» **TASK TO COMPLETE**
Find every line with the word "this". Copy those lines.

» **RECORDED DATA**

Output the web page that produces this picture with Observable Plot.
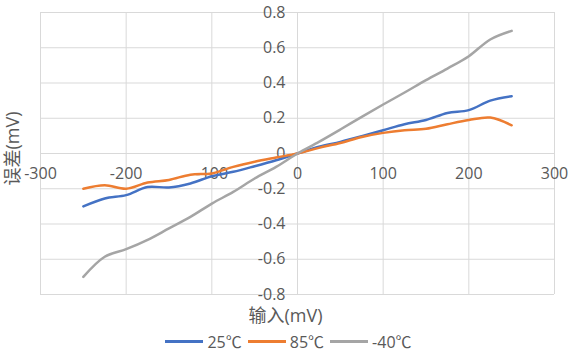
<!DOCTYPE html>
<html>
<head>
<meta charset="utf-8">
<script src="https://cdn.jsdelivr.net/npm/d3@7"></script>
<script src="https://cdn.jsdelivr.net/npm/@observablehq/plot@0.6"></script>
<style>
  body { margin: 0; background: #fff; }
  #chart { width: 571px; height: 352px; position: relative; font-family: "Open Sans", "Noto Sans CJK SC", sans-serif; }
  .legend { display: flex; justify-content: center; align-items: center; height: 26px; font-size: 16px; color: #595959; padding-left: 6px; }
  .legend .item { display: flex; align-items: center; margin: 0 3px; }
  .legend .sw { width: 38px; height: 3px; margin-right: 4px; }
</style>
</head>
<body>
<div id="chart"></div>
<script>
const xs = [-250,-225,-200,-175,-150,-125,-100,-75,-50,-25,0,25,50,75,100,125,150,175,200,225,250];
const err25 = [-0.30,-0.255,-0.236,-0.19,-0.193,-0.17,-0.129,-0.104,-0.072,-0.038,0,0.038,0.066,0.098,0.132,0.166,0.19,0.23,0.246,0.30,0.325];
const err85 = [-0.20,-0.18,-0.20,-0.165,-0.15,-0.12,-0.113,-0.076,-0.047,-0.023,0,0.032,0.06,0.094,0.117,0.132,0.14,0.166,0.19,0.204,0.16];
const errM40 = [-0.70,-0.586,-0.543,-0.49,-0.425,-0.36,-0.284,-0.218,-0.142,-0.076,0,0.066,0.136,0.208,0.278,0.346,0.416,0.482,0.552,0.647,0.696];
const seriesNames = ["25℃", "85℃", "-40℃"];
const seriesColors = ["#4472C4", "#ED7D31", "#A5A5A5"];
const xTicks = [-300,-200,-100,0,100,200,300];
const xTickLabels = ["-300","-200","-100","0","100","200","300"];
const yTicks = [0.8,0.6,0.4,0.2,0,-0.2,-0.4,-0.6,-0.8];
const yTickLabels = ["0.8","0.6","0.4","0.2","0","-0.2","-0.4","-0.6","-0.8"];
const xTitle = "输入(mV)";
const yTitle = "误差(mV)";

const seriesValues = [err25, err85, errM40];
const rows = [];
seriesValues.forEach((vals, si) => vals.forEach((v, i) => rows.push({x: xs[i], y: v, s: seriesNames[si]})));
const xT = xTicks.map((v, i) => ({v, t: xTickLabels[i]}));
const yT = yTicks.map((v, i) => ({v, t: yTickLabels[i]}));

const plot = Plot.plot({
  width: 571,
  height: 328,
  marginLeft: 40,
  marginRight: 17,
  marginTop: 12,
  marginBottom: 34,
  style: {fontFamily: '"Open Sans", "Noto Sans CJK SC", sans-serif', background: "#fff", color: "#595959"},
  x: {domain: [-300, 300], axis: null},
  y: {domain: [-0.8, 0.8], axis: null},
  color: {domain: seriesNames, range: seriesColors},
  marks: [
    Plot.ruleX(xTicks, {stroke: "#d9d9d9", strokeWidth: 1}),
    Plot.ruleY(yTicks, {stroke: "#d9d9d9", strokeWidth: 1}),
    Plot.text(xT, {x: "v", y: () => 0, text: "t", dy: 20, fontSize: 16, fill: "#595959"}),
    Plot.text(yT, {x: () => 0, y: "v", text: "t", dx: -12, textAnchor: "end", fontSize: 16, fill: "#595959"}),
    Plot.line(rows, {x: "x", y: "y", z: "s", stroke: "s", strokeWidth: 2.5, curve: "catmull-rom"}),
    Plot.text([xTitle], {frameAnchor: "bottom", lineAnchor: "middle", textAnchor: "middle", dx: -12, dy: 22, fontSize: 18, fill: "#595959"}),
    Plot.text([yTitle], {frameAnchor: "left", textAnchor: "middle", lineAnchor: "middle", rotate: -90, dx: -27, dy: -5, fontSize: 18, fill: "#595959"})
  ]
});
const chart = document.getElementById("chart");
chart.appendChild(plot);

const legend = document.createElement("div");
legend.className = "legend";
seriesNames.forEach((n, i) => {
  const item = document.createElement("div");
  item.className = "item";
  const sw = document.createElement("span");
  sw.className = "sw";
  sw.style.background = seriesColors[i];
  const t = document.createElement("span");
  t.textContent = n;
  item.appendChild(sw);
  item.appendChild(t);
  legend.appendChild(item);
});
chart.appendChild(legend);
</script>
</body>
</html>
...
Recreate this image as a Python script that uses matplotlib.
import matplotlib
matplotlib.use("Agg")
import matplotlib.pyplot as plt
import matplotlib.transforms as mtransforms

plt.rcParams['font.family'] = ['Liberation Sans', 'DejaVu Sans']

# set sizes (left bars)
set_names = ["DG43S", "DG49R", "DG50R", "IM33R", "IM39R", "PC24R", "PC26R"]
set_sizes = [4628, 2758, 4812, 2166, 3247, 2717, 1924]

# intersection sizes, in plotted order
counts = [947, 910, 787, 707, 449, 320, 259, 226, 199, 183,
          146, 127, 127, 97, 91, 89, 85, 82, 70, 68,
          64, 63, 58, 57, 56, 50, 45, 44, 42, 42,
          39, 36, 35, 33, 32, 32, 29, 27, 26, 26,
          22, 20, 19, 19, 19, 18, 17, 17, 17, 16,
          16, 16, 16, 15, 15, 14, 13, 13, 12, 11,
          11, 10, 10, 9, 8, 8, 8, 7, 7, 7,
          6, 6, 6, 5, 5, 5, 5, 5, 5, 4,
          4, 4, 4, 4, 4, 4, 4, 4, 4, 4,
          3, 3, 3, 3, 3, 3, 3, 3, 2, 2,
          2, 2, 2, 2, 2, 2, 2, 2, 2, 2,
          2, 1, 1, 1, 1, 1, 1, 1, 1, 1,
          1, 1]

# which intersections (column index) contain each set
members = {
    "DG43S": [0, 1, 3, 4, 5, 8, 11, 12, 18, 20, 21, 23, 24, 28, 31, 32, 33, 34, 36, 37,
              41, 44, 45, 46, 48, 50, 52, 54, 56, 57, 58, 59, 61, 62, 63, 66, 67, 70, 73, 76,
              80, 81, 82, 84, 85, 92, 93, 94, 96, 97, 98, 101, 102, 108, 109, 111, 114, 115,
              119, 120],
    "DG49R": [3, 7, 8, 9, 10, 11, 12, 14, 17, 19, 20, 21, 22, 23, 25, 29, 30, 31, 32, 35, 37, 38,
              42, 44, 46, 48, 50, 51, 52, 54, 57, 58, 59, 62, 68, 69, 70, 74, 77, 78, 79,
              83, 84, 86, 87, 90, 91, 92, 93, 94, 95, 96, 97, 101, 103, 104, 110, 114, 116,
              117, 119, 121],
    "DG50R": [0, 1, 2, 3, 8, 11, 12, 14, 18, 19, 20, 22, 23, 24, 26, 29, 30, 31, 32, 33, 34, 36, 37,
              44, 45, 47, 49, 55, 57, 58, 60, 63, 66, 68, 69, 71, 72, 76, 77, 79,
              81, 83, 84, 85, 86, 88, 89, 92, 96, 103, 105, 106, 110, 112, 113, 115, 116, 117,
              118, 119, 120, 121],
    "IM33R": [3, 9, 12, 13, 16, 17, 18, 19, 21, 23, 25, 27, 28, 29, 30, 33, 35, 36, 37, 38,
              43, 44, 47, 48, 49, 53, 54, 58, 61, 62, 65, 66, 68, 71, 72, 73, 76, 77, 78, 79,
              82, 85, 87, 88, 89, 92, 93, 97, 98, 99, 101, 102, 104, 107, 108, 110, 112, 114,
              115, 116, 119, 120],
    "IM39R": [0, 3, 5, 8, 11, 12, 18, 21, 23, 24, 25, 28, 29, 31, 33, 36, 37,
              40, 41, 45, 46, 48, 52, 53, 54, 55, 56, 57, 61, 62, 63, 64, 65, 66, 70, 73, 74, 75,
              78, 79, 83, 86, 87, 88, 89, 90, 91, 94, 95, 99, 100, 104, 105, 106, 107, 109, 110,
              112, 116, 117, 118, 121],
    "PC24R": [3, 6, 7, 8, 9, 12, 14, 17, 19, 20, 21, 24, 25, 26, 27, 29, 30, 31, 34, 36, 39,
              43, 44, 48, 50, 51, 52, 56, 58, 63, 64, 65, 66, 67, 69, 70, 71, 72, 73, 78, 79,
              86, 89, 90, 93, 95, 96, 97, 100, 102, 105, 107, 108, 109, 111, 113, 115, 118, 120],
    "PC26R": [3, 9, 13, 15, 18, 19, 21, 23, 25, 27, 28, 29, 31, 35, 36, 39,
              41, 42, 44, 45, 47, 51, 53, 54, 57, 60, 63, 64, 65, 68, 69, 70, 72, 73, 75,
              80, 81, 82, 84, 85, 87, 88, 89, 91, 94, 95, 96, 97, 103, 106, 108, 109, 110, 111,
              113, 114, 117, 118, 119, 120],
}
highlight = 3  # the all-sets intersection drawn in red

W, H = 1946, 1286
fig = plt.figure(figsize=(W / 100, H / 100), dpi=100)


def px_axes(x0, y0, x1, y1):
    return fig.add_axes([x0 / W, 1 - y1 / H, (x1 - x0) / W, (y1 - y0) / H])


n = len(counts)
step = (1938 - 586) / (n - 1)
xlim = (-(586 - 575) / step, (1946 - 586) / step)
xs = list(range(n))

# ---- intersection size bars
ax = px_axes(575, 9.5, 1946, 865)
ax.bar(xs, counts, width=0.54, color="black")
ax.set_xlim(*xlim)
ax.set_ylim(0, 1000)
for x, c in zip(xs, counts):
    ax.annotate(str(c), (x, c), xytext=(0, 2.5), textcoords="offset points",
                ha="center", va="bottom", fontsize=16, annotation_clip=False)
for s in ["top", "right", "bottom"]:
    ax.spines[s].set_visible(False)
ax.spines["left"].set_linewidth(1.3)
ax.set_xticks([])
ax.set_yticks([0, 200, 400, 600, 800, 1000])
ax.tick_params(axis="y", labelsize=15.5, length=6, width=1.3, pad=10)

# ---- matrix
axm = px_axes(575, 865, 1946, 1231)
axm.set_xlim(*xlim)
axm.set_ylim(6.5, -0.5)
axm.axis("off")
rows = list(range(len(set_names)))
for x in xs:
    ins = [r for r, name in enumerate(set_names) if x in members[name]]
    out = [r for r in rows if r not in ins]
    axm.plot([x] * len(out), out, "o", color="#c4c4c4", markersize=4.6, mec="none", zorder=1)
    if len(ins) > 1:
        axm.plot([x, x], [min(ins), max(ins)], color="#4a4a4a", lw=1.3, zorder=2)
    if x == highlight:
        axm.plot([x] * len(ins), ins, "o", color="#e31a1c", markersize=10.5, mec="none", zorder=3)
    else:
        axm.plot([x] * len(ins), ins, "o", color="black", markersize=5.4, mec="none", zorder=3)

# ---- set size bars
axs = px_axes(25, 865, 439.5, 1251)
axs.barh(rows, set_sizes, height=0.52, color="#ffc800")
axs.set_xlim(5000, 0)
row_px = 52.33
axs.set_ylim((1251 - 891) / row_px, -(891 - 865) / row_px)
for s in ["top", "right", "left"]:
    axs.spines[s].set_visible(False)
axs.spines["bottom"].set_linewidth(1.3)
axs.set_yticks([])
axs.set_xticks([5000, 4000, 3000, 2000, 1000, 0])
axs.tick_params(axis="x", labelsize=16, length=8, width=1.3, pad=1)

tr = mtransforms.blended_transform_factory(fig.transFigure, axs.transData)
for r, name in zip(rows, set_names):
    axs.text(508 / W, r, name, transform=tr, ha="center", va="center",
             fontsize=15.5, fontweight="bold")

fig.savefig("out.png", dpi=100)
---
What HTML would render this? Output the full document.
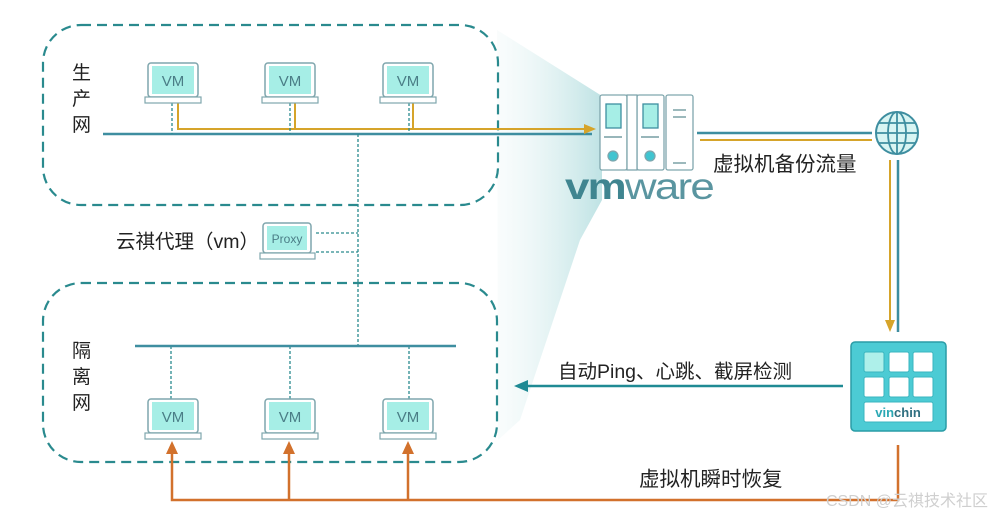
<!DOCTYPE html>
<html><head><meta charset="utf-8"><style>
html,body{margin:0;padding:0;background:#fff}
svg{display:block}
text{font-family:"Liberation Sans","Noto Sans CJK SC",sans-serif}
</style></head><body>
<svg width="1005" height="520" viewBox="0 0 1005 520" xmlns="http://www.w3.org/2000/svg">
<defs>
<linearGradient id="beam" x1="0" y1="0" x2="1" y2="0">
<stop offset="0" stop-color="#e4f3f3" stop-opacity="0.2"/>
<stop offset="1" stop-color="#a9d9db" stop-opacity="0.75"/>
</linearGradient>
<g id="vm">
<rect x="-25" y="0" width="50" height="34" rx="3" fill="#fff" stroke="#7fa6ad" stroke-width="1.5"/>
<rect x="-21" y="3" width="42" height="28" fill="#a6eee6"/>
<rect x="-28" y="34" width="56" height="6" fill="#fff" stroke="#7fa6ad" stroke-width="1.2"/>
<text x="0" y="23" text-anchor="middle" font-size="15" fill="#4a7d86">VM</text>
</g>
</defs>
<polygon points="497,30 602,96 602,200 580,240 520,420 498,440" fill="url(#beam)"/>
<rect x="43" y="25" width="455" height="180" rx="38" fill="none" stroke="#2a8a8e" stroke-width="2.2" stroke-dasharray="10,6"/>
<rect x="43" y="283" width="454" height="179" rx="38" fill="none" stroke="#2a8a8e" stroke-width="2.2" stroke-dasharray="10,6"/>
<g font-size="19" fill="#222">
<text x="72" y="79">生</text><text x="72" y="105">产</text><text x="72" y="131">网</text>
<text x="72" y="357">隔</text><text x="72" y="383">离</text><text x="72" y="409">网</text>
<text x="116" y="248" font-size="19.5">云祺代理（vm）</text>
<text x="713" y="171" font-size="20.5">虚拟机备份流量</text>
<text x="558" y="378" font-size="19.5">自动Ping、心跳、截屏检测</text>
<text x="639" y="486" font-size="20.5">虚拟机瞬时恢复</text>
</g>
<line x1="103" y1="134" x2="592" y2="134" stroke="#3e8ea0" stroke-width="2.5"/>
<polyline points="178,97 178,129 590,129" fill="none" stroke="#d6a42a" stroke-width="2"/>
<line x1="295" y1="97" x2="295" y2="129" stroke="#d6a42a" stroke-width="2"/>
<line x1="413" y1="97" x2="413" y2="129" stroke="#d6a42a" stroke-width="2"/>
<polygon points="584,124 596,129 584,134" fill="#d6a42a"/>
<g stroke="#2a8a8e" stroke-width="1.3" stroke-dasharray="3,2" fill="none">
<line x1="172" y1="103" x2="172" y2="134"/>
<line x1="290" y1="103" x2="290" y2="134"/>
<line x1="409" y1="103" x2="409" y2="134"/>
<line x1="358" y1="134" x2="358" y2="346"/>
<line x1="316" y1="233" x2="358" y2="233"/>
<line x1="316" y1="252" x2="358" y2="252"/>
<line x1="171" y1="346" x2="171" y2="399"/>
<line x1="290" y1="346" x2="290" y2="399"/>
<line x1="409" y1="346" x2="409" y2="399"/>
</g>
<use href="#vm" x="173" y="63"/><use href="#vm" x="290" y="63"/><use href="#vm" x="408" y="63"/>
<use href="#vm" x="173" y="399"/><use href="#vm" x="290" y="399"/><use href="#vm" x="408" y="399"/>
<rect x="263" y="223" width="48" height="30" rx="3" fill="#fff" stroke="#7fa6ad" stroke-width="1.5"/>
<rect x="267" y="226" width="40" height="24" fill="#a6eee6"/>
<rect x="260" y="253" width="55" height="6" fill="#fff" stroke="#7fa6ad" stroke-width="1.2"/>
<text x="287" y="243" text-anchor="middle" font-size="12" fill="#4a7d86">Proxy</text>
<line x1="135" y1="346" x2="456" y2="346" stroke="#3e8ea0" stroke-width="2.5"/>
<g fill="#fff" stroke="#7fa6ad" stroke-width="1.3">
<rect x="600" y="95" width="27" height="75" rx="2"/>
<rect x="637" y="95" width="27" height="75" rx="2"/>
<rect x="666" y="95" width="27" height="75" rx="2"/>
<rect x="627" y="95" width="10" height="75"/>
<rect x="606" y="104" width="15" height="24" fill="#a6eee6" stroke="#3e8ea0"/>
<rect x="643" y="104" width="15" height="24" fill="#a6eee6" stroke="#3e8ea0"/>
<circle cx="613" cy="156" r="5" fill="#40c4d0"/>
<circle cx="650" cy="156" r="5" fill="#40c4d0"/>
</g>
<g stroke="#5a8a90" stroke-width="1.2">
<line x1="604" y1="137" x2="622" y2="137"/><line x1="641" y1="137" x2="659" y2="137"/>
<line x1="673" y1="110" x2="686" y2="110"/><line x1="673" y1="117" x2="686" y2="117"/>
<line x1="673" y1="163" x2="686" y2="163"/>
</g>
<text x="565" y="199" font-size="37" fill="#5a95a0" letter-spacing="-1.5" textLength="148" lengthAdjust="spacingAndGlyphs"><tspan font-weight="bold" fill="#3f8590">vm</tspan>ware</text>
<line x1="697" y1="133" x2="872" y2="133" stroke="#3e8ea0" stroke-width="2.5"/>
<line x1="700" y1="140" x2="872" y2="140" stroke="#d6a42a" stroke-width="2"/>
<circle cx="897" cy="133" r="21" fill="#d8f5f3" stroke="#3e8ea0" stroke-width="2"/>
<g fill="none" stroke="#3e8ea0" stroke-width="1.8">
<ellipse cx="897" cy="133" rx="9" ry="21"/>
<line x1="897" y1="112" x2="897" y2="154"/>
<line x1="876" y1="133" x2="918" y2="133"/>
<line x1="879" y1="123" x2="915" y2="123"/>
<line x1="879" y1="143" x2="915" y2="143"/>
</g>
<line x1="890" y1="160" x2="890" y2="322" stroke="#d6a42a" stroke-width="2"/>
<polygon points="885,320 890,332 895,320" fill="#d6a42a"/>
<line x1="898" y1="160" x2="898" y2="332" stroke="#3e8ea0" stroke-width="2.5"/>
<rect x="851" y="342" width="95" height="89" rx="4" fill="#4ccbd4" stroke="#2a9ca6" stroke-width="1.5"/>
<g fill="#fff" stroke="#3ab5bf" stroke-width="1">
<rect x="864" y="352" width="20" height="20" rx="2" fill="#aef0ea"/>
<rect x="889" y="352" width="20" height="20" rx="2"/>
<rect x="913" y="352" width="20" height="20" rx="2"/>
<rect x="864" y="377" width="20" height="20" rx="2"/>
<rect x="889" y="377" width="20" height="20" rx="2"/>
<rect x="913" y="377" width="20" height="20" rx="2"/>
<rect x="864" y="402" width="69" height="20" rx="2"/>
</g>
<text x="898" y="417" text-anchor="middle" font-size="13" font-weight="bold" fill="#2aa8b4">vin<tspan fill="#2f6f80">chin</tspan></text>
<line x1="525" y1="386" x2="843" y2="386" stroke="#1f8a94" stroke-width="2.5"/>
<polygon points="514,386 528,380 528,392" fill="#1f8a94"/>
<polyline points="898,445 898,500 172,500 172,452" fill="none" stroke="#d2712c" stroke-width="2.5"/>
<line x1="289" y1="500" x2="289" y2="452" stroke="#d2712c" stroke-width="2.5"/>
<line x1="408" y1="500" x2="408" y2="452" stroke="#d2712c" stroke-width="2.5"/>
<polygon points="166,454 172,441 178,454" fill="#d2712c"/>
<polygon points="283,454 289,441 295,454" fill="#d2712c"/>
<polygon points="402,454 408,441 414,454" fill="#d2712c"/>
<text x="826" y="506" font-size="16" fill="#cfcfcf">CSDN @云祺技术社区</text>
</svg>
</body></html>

» **EXERCISE RESPONSE**
Output the web page that produces this picture with Observable Plot.
Recreate this image as a Python script that uses matplotlib.
What HTML would render this? Output the full document.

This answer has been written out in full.